君もばあばとの散歩の折、蛙を見つけては「かえうかえう」と言いながら追いかけているらしい。でもやはりびびっているようで、しっかりとソーシャルディスタンスをとっての追跡ということらしい。
ばあばの家には君の伯父さんの愛犬ポテチもいるのだが、ポテチくんに対してもやはりびびっている。「わんわーん」と言いながら近くまで寄っていくのだが、いざあちらが積極的になってくると君は身を翻す。ポテチくんもポテチくんでびびりだから、君たちの距離はなかなか縮まらない。ポテチくんもまだ若く、うまい距離の取り方をまるで心得ていない。知らない人には寄り付かないが、飼い主である君の伯父やぼくには自分の身体の大きさも考えずに飛びかかってくる。もう本当に爪が痛いし、甘噛みのつもりでも間違って怪我しそうなレベルだ。そのことを考えると、君とポテチくんがうまくふれあえるようになるにはまだまだ時間がかかりそうだなと思う。

ぼくは最近、ずっと気になっていたドラマシリーズを見始めた。スターウォーズのスピンオフ「マンダロリアン」だ。ひとまず「ゲーム・オブ・スローンズ」をシーズン2まで見たのでちょっとお休みし、ようやく見始めることにした。
スターウォーズと言えば、昨年末に新三部作が一応完結。最後の「スカイウォーカーの夜明け」ははっきり言って冒頭で明かされることにずっこけだし、7から登場したキャラクターたちのほとんどが8,9とダメダメで本当に残念な部分が多かったと感じている。ただ主人公のレイとカイロ・レンはやっぱよかった。とくにカイロ・レン役ではじめて知ったアダム・ドライバーはその後、「フランシス・ハ」や「パターソン」「マリッジ・ストーリー」などの好きな映画で常に存在感を示していて、「カイロ・レンの俳優」ではなくいまやもっとも信頼のおける俳優の一人になっている。
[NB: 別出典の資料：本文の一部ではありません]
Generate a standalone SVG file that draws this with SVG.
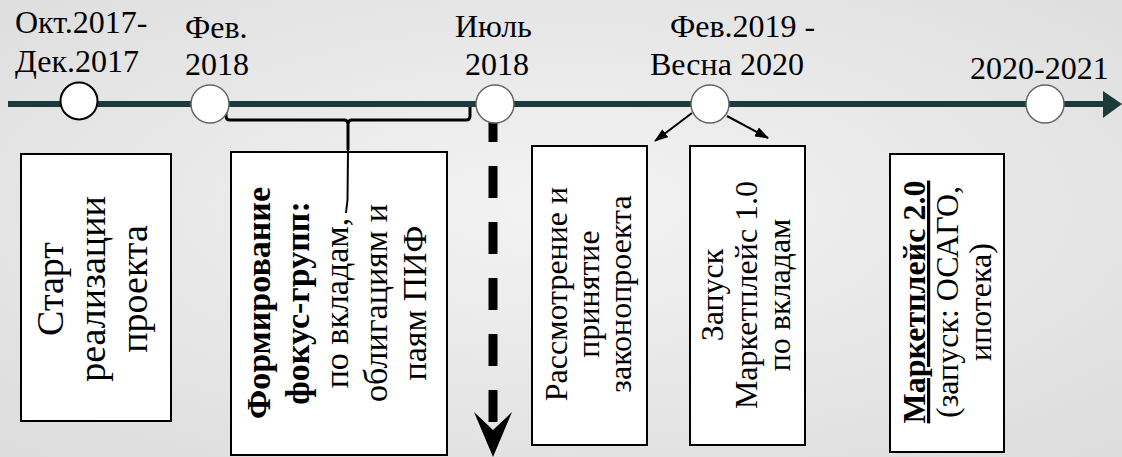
<svg xmlns="http://www.w3.org/2000/svg" width="1122" height="457" viewBox="0 0 1122 457">
<defs>
<radialGradient id="bg" cx="50%" cy="45%" r="75%">
<stop offset="0" stop-color="#f3f3f3"/>
<stop offset="1" stop-color="#dcdcdc"/>
</radialGradient>
<marker id="ah" markerWidth="14" markerHeight="10" refX="13" refY="5" orient="auto" markerUnits="userSpaceOnUse">
<path d="M0,0 L14,5 L0,10 Z" fill="#000"/>
</marker>
<style>
.lbl{font-family:"Liberation Serif","Times New Roman",serif;font-size:32px;fill:#000}
.t{font-family:"Liberation Serif","Times New Roman",serif;fill:#000;text-anchor:middle}
.b{font-weight:bold}
.box{fill:#fff;stroke:#000;stroke-width:2}
.dot{fill:#fff;stroke:#666;stroke-width:1.5}
</style>
</defs>
<rect width="1122" height="457" fill="url(#bg)"/>

<g id="timeline">
<line x1="8" y1="104" x2="1105" y2="104" stroke="#1c3a3c" stroke-width="6"/>
<polygon points="1103,91 1122,104 1103,118" fill="#1c3a3c"/>
</g>

<g id="box1">
<rect class="box" x="21" y="154" width="150" height="267"/>
<g class="t" font-size="38">
<text transform="translate(63,289) rotate(-90)">Старт</text>
<text transform="translate(105,289) rotate(-90)">реализации</text>
<text transform="translate(147,289) rotate(-90)">проекта</text>
</g>
</g>

<g id="box2">
<rect class="box" x="231" y="152" width="216" height="303"/>
<g class="t" font-size="34">
<text class="b" transform="translate(270,303) rotate(-90)">Формирование</text>
<text class="b" transform="translate(309,303) rotate(-90)">фокус-групп:</text>
<text transform="translate(348,303) rotate(-90)">по вкладам,</text>
<text transform="translate(387,303) rotate(-90)">облигациям и</text>
<text transform="translate(426,303) rotate(-90)">паям ПИФ</text>
</g>
</g>

<g id="box3">
<rect class="box" x="532" y="146" width="115" height="299"/>
<g class="t" font-size="32">
<text transform="translate(567,294) rotate(-90)">Рассмотрение и</text>
<text transform="translate(599,294) rotate(-90)">принятие</text>
<text transform="translate(631,294) rotate(-90)">законопроекта</text>
</g>
</g>

<g id="box4">
<rect class="box" x="690" y="146" width="115" height="299"/>
<g class="t" font-size="32">
<text transform="translate(723,295) rotate(-90)">Запуск</text>
<text transform="translate(757,295) rotate(-90)">Маркетплейс 1.0</text>
<text transform="translate(790,295) rotate(-90)">по вкладам</text>
</g>
</g>

<g id="box5">
<rect class="box" x="890" y="154" width="114" height="298"/>
<g class="t" font-size="32">
<text class="b" text-decoration="underline" transform="translate(925,302) rotate(-90)">Маркетплейс 2.0</text>
<text transform="translate(958,302) rotate(-90)">(запуск: ОСАГО,</text>
<text transform="translate(991,302) rotate(-90)">ипотека)</text>
</g>
</g>

<g id="connectors" fill="none" stroke="#000">
<path d="M226,107 L226,116 Q226,120 230,120 L344,120 Q348,120 348,124 L348,150" stroke-width="3"/>
<path d="M348,124 Q348,120 352,120 L466,120 Q470,120 470,116 L470,107" stroke-width="3"/>
<path d="M348,150 L347.5,200 L346,213" stroke-width="2"/>
<line x1="493" y1="110" x2="493" y2="422" stroke-width="9" stroke-dasharray="32 24"/>
<polygon points="474,412 493,430 512,412 493,457" fill="#000" stroke="none"/>
<line x1="692" y1="113" x2="655" y2="141" stroke-width="2" marker-end="url(#ah)"/>
<line x1="727" y1="116" x2="768" y2="138" stroke-width="2" marker-end="url(#ah)"/>
</g>

<g id="m1">
<circle cx="79" cy="101" r="18.5" fill="#fff" stroke="#000" stroke-width="2"/>
<text class="lbl" x="15" y="33">Окт.2017-</text>
<text class="lbl" x="15" y="72">Дек.2017</text>
</g>
<g id="m2">
<circle class="dot" cx="210" cy="104" r="19"/>
<text class="lbl" x="185" y="38">Фев.</text>
<text class="lbl" x="185" y="75">2018</text>
</g>
<g id="m3">
<circle class="dot" cx="495" cy="104" r="19"/>
<text class="lbl" x="455" y="37">Июль</text>
<text class="lbl" x="465" y="75">2018</text>
</g>
<g id="m4">
<circle class="dot" cx="710" cy="104" r="19"/>
<text class="lbl" x="670" y="37">Фев.2019 -</text>
<text class="lbl" x="650" y="75">Весна 2020</text>
</g>
<g id="m5">
<circle class="dot" cx="1045" cy="104" r="19"/>
<text class="lbl" x="970" y="79">2020-2021</text>
</g>
</svg>
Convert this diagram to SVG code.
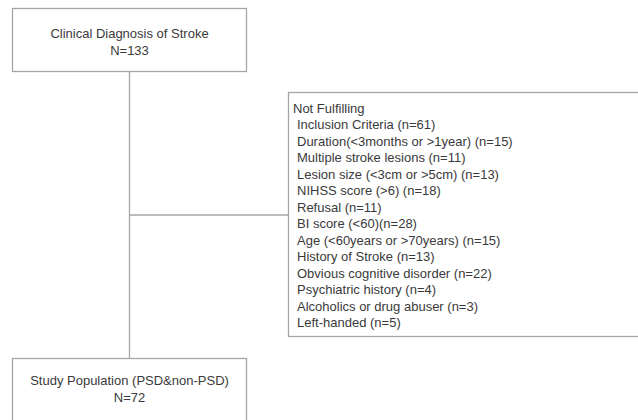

早いもんで「フォースの覚醒」の公開からもう4年が経つわけで、スターウォーズに限らず、最近やったばかりと思ってた映画の公開年を改めて知って「え!そんなに前?」と驚くことが本当に多い。
とくに子どもを持つとなおさらそう感じるかも。
なんせ君はすでに2つの冬を乗り越え、3つ目の夏に突入しようとしている。
ぜんぜんそんな実感ないけれど、たしかにいつのまにか歩けるようになってたり、話せるようになってたり、飯食ったり、屁こいたり、できるようになっているのだ。まぁ屁は生まれてすぐにやってたけれども。

こうやって君のこととともにぼくが見た映画やらドラマや読んだ本なんかのことを書いておくことが後々おもしろく感じられるんじゃないかと思ってる。
そうそう、そんなの見てたころだったなぁと。

そんで「マンダロリアン」の話だけど、まだ昨日2話目を見ただけではあるのだが、とりあえず赤ちゃんずるいよね。そりゃかわいいだろうよ。昨日もぼくはトラクターを運転してるとき、それを見学してた君よりちょい若いくらいの男の子たちに手を振った。お母さん2人が抱っこ紐からおろして道路で歩かせたりしてたのよね。なんかもう小さい子が動いてるだけでかわいい。それがマンダロリアンではヨーダだからね。果たして彼が何者なのかも含めて、これからが楽しみですよ。

今朝はいつもより一時間早く起きた君は、昼飯もそこそこにひと泣きしてから午睡に入った。まだかろうじてクーラーなしで寝てるけど、もう夏はすぐそこ。